§ **SUPPLIED INFORMATION**:
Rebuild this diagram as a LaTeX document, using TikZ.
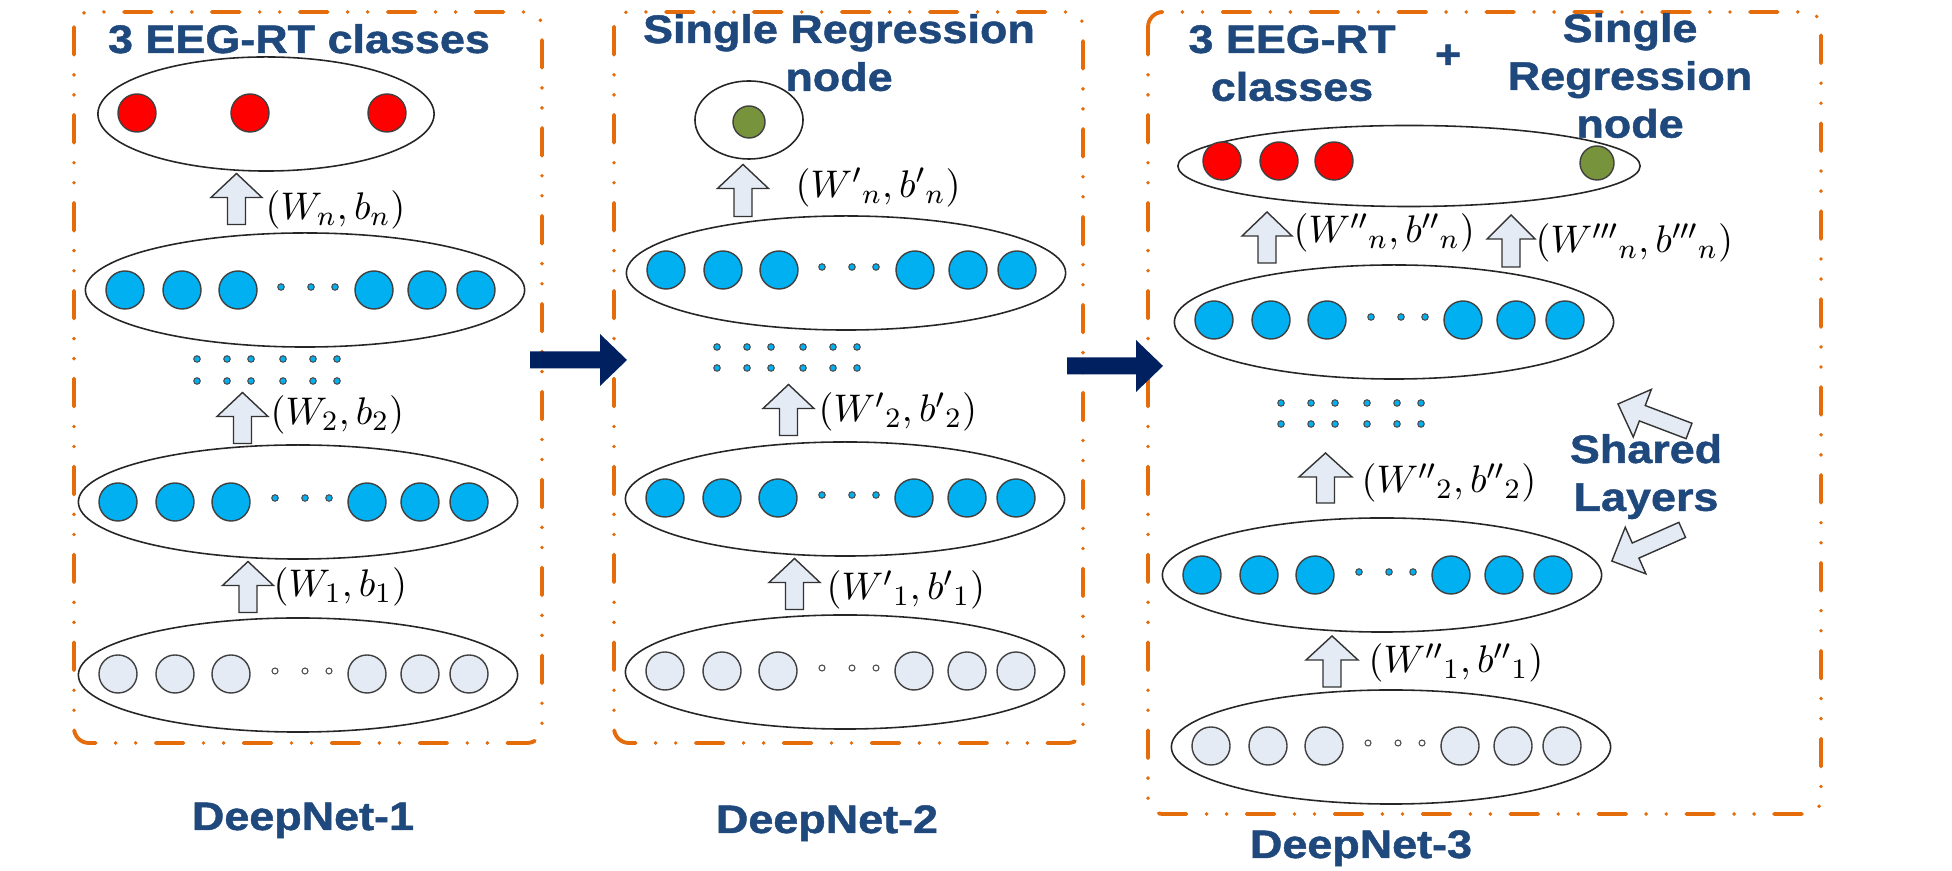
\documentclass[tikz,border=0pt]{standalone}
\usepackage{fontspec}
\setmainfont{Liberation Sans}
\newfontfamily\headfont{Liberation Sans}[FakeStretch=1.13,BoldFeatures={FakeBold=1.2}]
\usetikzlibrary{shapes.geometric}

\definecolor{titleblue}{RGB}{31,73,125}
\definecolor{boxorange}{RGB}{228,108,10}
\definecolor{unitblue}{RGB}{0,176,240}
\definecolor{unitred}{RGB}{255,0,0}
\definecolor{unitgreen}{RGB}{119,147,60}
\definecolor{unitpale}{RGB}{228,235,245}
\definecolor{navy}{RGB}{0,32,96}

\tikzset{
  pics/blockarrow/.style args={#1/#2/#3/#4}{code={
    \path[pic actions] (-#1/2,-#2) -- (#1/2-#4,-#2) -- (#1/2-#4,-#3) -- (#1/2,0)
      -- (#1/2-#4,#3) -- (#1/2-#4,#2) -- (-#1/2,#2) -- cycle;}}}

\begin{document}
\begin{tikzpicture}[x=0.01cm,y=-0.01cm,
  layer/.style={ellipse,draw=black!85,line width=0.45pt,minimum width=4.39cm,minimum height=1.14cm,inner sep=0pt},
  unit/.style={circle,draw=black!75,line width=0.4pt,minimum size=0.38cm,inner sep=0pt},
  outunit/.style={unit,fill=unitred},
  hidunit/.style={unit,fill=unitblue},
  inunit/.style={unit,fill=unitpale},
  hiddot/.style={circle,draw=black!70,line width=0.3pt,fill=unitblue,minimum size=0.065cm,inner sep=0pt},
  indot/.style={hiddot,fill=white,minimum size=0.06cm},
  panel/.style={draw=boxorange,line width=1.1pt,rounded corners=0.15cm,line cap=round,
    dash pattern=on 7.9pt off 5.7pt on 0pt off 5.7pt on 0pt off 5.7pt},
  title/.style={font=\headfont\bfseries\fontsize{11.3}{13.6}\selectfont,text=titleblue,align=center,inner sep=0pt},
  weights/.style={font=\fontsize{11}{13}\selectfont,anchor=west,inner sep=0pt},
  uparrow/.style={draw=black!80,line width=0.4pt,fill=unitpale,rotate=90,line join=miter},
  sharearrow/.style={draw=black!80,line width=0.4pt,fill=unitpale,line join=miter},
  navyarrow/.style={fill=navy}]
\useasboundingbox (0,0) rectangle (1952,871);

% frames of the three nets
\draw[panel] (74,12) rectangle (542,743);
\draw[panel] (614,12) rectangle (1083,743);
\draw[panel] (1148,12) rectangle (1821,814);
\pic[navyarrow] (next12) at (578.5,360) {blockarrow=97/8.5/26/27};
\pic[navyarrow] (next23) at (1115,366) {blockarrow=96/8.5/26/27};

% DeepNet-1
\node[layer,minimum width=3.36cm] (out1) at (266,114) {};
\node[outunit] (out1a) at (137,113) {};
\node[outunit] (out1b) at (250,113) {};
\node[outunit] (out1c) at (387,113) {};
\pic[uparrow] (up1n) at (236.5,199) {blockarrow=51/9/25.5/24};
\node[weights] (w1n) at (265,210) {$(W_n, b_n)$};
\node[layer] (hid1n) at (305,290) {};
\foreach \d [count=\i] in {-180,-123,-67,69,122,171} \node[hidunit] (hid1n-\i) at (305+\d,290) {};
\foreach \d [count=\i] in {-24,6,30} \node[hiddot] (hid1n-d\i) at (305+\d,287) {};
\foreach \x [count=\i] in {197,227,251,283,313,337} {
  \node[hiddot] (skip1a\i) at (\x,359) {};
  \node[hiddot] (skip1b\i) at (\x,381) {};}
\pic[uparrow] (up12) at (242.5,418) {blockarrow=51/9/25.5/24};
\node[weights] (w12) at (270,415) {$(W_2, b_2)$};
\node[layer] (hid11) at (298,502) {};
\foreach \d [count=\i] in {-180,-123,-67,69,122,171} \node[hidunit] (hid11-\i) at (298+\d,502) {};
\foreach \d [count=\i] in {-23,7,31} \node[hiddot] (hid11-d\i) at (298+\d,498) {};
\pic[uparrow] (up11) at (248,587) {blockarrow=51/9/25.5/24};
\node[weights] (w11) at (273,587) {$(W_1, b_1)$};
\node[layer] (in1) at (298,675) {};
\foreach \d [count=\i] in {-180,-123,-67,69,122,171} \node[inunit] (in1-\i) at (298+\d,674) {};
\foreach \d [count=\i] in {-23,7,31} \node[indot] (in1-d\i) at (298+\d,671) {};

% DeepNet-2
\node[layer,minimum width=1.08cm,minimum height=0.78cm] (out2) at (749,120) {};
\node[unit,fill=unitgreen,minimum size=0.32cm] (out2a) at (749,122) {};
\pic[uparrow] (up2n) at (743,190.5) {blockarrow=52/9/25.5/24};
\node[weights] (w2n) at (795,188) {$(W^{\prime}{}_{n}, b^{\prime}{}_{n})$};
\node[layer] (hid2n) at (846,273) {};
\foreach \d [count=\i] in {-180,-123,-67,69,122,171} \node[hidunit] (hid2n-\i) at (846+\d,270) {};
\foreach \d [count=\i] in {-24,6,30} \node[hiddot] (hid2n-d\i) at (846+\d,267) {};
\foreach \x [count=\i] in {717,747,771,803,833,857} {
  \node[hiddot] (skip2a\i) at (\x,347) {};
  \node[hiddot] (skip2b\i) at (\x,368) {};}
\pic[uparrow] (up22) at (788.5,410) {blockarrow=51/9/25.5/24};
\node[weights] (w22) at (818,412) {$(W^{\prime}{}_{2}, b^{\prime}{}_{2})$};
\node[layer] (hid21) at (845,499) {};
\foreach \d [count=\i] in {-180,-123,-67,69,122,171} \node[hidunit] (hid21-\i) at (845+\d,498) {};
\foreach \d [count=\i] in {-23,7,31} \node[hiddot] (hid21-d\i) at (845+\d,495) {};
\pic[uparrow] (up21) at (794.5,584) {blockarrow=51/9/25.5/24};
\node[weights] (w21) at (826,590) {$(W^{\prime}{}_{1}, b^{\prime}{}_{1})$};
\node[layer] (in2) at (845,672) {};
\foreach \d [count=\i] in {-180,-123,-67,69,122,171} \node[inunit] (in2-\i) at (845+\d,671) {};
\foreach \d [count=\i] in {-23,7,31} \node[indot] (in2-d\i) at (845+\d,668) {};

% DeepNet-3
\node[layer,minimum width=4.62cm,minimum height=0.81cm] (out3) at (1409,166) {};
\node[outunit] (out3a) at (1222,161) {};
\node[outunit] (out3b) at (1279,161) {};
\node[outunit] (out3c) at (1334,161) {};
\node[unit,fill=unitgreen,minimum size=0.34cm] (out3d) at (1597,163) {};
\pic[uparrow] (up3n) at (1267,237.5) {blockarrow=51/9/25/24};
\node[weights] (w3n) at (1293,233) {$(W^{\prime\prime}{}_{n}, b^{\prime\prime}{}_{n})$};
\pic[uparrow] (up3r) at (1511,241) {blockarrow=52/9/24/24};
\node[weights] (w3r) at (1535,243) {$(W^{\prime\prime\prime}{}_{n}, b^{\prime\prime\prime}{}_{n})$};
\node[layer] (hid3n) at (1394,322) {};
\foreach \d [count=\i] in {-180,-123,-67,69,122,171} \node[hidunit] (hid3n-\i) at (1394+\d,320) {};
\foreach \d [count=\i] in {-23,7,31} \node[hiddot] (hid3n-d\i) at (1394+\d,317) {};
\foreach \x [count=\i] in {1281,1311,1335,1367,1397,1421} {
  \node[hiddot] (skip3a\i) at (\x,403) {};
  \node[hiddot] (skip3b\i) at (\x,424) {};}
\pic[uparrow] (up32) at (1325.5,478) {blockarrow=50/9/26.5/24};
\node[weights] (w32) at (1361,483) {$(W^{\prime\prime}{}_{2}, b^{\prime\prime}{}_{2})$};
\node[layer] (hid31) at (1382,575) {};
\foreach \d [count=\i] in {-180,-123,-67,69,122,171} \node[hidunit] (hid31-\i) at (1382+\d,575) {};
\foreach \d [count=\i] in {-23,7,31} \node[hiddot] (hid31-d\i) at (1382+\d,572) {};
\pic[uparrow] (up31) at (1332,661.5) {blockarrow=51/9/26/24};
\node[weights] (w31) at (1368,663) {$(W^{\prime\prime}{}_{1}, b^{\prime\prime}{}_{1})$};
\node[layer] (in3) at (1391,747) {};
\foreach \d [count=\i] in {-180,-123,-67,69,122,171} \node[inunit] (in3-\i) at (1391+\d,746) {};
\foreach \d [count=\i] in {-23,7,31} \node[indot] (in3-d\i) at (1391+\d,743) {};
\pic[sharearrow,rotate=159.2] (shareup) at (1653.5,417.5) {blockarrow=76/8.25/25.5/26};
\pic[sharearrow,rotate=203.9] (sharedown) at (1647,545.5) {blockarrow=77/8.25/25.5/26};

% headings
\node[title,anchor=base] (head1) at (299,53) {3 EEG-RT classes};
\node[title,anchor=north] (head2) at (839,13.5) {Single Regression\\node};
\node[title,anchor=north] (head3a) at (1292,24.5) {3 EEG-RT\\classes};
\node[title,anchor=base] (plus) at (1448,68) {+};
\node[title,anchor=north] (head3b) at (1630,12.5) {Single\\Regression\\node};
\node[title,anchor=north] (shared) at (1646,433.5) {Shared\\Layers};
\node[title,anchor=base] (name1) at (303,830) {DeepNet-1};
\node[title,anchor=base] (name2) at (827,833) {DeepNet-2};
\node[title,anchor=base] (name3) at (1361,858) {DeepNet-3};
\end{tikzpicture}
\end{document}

§ **STATED EXERCISE**: From the first line above through the line containing "-- (#1/2-#4,#3) -- (#1/2-#4,#2)", copy everything exactly, without the pictures.

§ **ANSWER TO THIS TASK**:
Rebuild this diagram as a LaTeX document, using TikZ.
\documentclass[tikz,border=0pt]{standalone}
\usepackage{fontspec}
\setmainfont{Liberation Sans}
\newfontfamily\headfont{Liberation Sans}[FakeStretch=1.13,BoldFeatures={FakeBold=1.2}]
\usetikzlibrary{shapes.geometric}

\definecolor{titleblue}{RGB}{31,73,125}
\definecolor{boxorange}{RGB}{228,108,10}
\definecolor{unitblue}{RGB}{0,176,240}
\definecolor{unitred}{RGB}{255,0,0}
\definecolor{unitgreen}{RGB}{119,147,60}
\definecolor{unitpale}{RGB}{228,235,245}
\definecolor{navy}{RGB}{0,32,96}

\tikzset{
  pics/blockarrow/.style args={#1/#2/#3/#4}{code={
    \path[pic actions] (-#1/2,-#2) -- (#1/2-#4,-#2) -- (#1/2-#4,-#3) -- (#1/2,0)
      -- (#1/2-#4,#3) -- (#1/2-#4,#2) -- (-#1/2,#2) -- cycle;}}}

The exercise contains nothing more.